- WHAT TO PRODUCE -
Every line below that contains "full" is to be copied.

- LISTED RECORDS -
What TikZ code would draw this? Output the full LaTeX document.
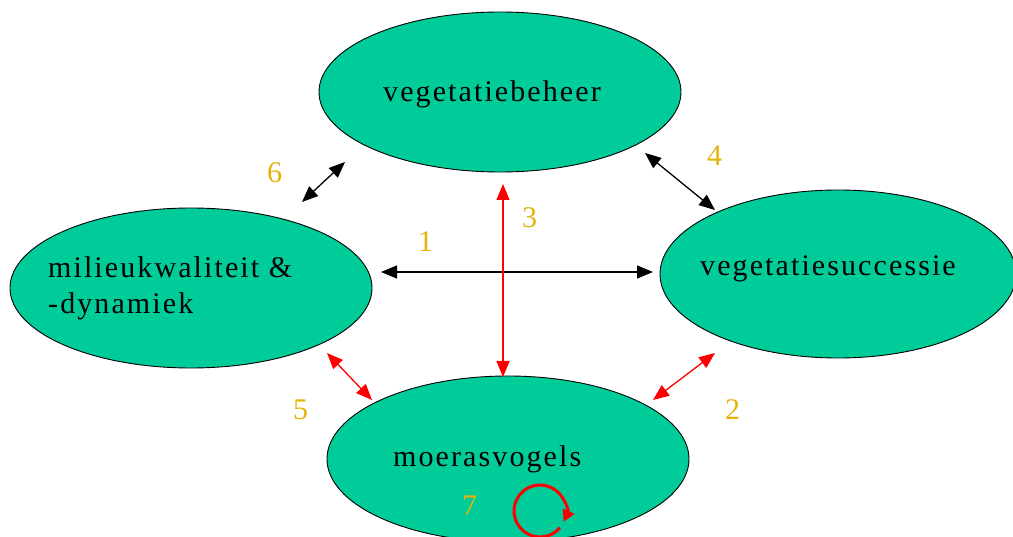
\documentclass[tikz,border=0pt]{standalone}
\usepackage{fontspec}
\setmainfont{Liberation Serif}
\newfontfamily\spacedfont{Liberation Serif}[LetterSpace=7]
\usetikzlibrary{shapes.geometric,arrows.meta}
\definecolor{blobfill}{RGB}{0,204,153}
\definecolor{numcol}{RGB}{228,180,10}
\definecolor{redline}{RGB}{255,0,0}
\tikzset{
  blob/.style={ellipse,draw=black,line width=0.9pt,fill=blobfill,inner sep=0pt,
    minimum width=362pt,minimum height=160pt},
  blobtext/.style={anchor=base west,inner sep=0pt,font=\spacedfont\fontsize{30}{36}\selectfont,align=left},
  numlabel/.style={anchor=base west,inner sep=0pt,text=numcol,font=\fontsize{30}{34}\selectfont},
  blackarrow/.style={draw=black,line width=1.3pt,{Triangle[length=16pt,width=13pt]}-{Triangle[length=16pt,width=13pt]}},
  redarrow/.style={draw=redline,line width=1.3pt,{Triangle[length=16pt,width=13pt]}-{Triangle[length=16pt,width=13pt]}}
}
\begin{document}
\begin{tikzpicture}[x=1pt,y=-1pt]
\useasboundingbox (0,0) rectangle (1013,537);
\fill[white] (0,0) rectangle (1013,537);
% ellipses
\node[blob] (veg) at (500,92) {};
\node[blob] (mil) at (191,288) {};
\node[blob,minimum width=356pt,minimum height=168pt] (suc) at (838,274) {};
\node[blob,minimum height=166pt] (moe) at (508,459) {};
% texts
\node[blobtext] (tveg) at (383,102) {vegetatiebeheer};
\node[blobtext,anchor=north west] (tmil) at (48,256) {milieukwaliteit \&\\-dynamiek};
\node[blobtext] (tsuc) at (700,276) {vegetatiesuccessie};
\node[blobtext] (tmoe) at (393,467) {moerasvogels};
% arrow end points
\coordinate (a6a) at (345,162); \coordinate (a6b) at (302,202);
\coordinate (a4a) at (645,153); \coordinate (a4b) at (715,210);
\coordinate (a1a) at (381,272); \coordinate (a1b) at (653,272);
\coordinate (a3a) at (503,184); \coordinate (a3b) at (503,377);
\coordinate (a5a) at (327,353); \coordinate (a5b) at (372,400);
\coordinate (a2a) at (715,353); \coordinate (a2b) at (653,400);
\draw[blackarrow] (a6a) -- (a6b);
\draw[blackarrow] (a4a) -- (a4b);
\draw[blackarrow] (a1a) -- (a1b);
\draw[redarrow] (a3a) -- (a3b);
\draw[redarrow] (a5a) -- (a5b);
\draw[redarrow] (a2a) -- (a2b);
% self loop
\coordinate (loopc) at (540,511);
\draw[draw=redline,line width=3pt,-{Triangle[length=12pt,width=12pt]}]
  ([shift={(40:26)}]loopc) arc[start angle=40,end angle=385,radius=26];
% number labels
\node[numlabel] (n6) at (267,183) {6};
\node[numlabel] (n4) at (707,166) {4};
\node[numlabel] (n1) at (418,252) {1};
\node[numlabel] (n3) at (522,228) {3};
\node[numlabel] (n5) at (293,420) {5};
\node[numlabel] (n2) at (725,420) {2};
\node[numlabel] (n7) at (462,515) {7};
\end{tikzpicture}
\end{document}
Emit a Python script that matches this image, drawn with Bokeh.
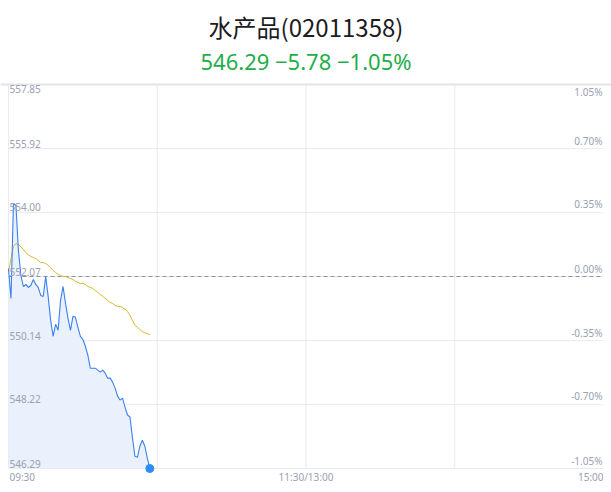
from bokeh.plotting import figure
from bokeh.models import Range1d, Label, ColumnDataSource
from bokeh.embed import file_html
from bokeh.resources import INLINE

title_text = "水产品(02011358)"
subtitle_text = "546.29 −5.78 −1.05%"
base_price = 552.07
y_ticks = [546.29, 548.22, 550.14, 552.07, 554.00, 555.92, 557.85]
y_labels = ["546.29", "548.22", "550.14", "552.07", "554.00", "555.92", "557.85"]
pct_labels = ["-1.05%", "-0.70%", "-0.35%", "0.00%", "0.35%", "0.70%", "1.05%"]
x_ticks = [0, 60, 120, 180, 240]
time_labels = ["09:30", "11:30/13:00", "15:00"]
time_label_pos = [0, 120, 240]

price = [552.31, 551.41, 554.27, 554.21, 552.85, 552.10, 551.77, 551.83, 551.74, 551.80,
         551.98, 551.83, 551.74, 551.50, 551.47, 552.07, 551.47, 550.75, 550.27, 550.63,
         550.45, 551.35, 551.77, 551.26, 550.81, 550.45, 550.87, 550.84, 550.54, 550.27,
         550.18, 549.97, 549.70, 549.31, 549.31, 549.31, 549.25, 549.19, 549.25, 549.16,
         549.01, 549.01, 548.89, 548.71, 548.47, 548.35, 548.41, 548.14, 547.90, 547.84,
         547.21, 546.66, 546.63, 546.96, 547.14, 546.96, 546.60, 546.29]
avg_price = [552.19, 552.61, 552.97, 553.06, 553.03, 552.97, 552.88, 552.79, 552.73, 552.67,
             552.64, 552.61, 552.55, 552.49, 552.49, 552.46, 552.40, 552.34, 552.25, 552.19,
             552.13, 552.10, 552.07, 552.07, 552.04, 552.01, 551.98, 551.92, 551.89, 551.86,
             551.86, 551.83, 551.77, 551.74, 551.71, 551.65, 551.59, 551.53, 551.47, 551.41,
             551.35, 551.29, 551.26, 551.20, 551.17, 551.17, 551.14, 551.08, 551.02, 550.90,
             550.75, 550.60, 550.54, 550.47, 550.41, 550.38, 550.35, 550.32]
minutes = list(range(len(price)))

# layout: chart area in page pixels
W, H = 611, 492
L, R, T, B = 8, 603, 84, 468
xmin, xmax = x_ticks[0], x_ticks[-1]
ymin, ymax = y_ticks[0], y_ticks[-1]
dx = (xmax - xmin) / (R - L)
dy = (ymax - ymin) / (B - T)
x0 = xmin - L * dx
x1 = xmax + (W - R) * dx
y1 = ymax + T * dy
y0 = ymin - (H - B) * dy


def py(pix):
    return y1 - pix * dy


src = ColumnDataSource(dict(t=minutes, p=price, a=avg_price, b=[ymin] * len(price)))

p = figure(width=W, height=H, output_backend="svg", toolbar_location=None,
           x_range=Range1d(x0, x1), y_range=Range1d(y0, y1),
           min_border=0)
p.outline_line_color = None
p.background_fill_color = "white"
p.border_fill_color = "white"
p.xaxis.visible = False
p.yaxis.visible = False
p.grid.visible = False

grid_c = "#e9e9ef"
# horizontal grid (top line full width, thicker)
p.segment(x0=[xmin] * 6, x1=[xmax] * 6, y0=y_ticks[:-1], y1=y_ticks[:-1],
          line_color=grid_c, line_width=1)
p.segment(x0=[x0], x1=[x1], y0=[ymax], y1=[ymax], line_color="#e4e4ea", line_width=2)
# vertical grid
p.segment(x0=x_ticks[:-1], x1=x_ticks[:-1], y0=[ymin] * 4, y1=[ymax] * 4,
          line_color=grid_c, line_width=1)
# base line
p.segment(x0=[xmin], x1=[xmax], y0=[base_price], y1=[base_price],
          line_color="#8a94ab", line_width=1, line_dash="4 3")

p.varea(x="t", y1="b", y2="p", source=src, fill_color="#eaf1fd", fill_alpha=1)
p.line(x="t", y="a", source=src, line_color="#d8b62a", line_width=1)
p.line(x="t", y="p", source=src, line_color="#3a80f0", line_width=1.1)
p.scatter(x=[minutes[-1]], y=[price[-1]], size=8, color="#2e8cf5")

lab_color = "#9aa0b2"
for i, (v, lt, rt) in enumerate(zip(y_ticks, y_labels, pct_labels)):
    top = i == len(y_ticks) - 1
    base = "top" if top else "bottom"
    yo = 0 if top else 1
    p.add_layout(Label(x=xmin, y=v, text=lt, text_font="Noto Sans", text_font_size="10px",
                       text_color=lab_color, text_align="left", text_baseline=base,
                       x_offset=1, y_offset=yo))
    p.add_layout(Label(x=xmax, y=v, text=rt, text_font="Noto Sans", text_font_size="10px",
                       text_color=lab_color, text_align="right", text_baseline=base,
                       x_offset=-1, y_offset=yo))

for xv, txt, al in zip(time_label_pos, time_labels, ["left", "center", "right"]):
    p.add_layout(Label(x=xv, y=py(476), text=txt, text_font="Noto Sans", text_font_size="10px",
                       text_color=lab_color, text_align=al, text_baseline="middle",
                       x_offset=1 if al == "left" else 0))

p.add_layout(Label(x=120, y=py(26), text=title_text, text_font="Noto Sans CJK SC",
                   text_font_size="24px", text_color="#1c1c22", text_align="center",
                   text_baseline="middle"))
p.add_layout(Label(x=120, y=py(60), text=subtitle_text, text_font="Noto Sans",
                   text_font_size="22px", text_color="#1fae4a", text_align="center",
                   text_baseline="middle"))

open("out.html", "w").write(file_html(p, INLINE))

- ANSWER BELOW -
What TikZ code would draw this? Output the full LaTeX document.
# horizontal grid (top line full width, thicker)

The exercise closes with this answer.